Drawbacks Overcome

"Ocean Thermal Energy Conversion (OTEC) is by far the most balanced means to face the challenge of global warming," Dr. Paul Curto, former NASA Chief Technologist.

OTEC is a promising renewable energy resource that has been neglected due to high capital cost and previously unresolved environmental issues.

Over 90 percent of the heat attributable to global warming has been absorbed by the oceans with the result sea levels are rising and icecaps are melting.

The first law of thermodynamics dictates that the increase in the internal energy of a system = heat supplied to the system - work done by the system.

Converting some of the 330 terawatts of excess energy the oceans have been accumulating annually to productive energy will limit the adverse effects of this buildup and provide the 30 to 60 terawatts of renewable energy the world will need by 2050.

OTEC is the only renewable energy technology available 24/7 that acts directly to reduce the temperature of the oceans, eliminates carbon emissions, and increases carbon dioxide absorption (cooler water absorbs more CO2), therefore it is has the potential to capture a significant share of the renewable energy market.

What has held OTEC back are high capital cost, environmental impact during installation and use, moderate power output, biofouling of heat exchange surfaces and the remoteness of the best sites from energy markets.

OTEC systems also operate in environments where hurricanes thrive and although the process saps the energy these storms feed on, they have been the demise of most of the prototypes that have been built.

It is estimated conventional OTEC can produce five terawatts of power at most due to massive transfers of surface heat to the depths which reduces thermodynamic efficiency and creates a potential to overturn the Thermohaline Circulation.

OTEC’s problems derive from the thermodynamic inefficiency of a Carnot cycle with small temperature differences between the cool and warm reservoirs.

To overcome this problem conventional methods pump massive volumes of warm and cold water to produce limited amounts of energy.

To produce 100 MW of power; 248 cubic meters of hot water and 138 cubic meters of cold water have to be circulated every second with the most recent designs.

Heat transfer occurs at the surface requiring the bringing of massive amounts of cold water to the platform deck to condense the working fluid.

These cold water pipes are 1000 meters long and have a diameter as great as 10 meters.
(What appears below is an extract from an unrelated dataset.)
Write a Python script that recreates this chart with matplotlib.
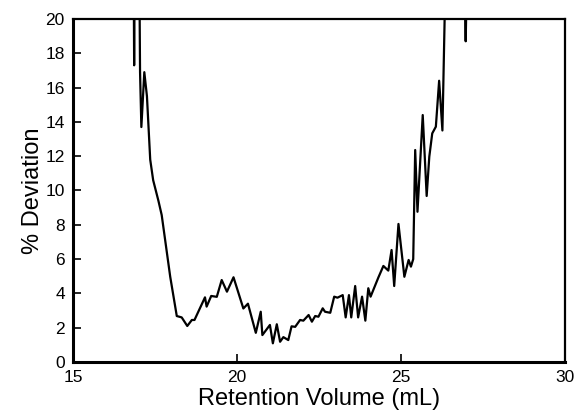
import numpy as np
import matplotlib.pyplot as plt

# retention volume (mL) and % deviation
volume = [16.84, 16.86, 16.88, 16.90, 17.01, 17.04, 17.08, 17.17, 17.25, 17.35,
          17.44, 17.60, 17.70, 17.96, 18.16, 18.31, 18.48, 18.62, 18.70, 19.02,
          19.07, 19.21, 19.38, 19.53, 19.69, 19.89, 20.19, 20.33, 20.57, 20.72,
          20.77, 21.00, 21.09, 21.21, 21.31, 21.41, 21.56, 21.66, 21.77, 21.92,
          22.02, 22.18, 22.28, 22.38, 22.48, 22.61, 22.68, 22.84, 22.96, 23.06,
          23.22, 23.31, 23.41, 23.48, 23.60, 23.69, 23.81, 23.91, 24.00, 24.07,
          24.31, 24.46, 24.61, 24.71, 24.79, 24.92, 25.10, 25.23, 25.30, 25.37,
          25.43, 25.50, 25.66, 25.78, 25.86, 25.95, 26.06, 26.16, 26.26, 26.38,
          26.90, 26.97, 27.03]
deviation = [25.0, 17.3, 25.0, 25.0, 25.0, 16.9, 13.7, 16.9, 15.5, 11.8,
             10.6, 9.4, 8.57, 4.97, 2.68, 2.6, 2.1, 2.45, 2.45, 3.77,
             3.23, 3.85, 3.8, 4.78, 4.1, 4.94, 3.12, 3.4, 1.7, 2.93,
             1.57, 2.16, 1.09, 2.2, 1.18, 1.45, 1.28, 2.08, 2.05, 2.45,
             2.41, 2.74, 2.35, 2.68, 2.64, 3.13, 2.93, 2.87, 3.81, 3.75,
             3.9, 2.6, 3.9, 2.6, 4.43, 2.6, 3.81, 2.41, 4.3, 3.81,
             4.94, 5.6, 5.33, 6.53, 4.43, 8.05, 4.97, 5.95, 5.56, 6.0,
             12.36, 8.76, 14.4, 9.68, 11.97, 13.33, 13.72, 16.4, 13.5, 25.0,
             25.0, 18.7, 25.0]

xticks = [15, 20, 25, 30]
yticks = [0, 2, 4, 6, 8, 10, 12, 14, 16, 18, 20]

plt.rcParams['font.family'] = ['Liberation Sans', 'DejaVu Sans']

fig = plt.figure(figsize=(5.76, 4.13), dpi=100)
ax = fig.add_axes([0.127, 0.1235, 0.854, 0.8305])

ax.plot(volume, deviation, color='black', lw=1.6)

ax.set_xlim(15, 30)
ax.set_ylim(0, 20)
ax.set_xticks(xticks)
ax.set_yticks(yticks)
ax.tick_params(direction='in', length=6, width=1.2, labelsize=12.5,
               top=False, right=False)
ax.tick_params(axis='x', pad=6)
ax.tick_params(axis='y', pad=6)
for side in ['left', 'bottom']:
    ax.spines[side].set_linewidth(2.2)
for side in ['top', 'right']:
    ax.spines[side].set_linewidth(1.6)

ax.set_xlabel('Retention Volume (mL)', fontsize=17, labelpad=2)
ax.set_ylabel('% Deviation', fontsize=17, labelpad=1)

fig.savefig('out.png', dpi=100)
The weight of such massive equipment mandates that the platforms that support them must also be great and therefore costly.

Marine life entrained in these massive flows is adversely impacted and the drop in pressure releases dissolved carbon dioxide into the atmosphere from the cold water.

GWMM OTEC uses a closed cycle which transfers heat in a heat pipe - by evaporation and condensation – which permits much larger and faster heat transfers per kilogram of fluid than can be obtained using water.

It then recycles the latent heat of condensation of the vapor in a counter-current flow arrangement which limits the amount of heat that is extracted from the surface as well as the amount of heat dumped to the depths.

This closed system overcomes the environmental problems inherent with conventional methods and greatly reduces the size and cost of the equipment required – the largest diameter pipes are in the range of two meters.

Vapor is condensed at depth in cold water limiting the biofouling problem and the absorption of the latent heat of condensation by the fluid returning to the surface occurs internally.

In many locations OTEC power can be produced within 5000 km of energy markets which can then be accessed using HVDC cabling with a conveyance loss of less than 10%.

Converting liquid volume to gas is one of the three ways GWMM OTEC addresses sea level rise – one of the greatest risks of global warming.

The other two are:
* Reducing thermal expansion of the oceans by converting heat to productive energy, and
* Moving liquid volume - in the form of desalinated water - to productive terrestrial use.

The durability of this system is enhanced by reduced volume and enhanced buoyancy and a dual gimbal design that allows the surface platform to ride out a storm while the heat pipe remains vertical.

There is also the potential for the submergence of this kind of platform in the face of oncoming storms or for it to operate permanently below the wave action.

GWMM OTEC is a solution to the problem of massive land use required by solar and wind arrays as well as their visual blight.

GWMM OTEC is scalable because the only limiting factor is the speed of return of the condensed low boiling point fluid to the surface.

(A pipe of .2 meters diameter can return 4x as much fluid as one of .1 meter)

To produce 50 MW of power requires the boiling of 4 M3 per second which can be replenished by a pipe of .1m diameter.

The dimensions of the rest of the system, except for the axial turbine, are little changed.

Because OTEC can operate at near 100% capacity, annual power production will average three times that of solar and wind per unit of power capacity.

Capital cost reduction is the principle requirement to make OTEC successful.

GWMM-OTEC reduces conventional costs by at least 30% and increases thermodynamic efficiency by 15% bringing this source of energy in line economically with fossil-fuel based power plants and nuclear energy.

The simplicity of GWMM OTEC platforms makes them 95% reliable over a 30 year life span and considering operational costs are minimal and fuel costs are non existent, GWMM OTEC is an extremely attractive alternative to solving the clean energy problem.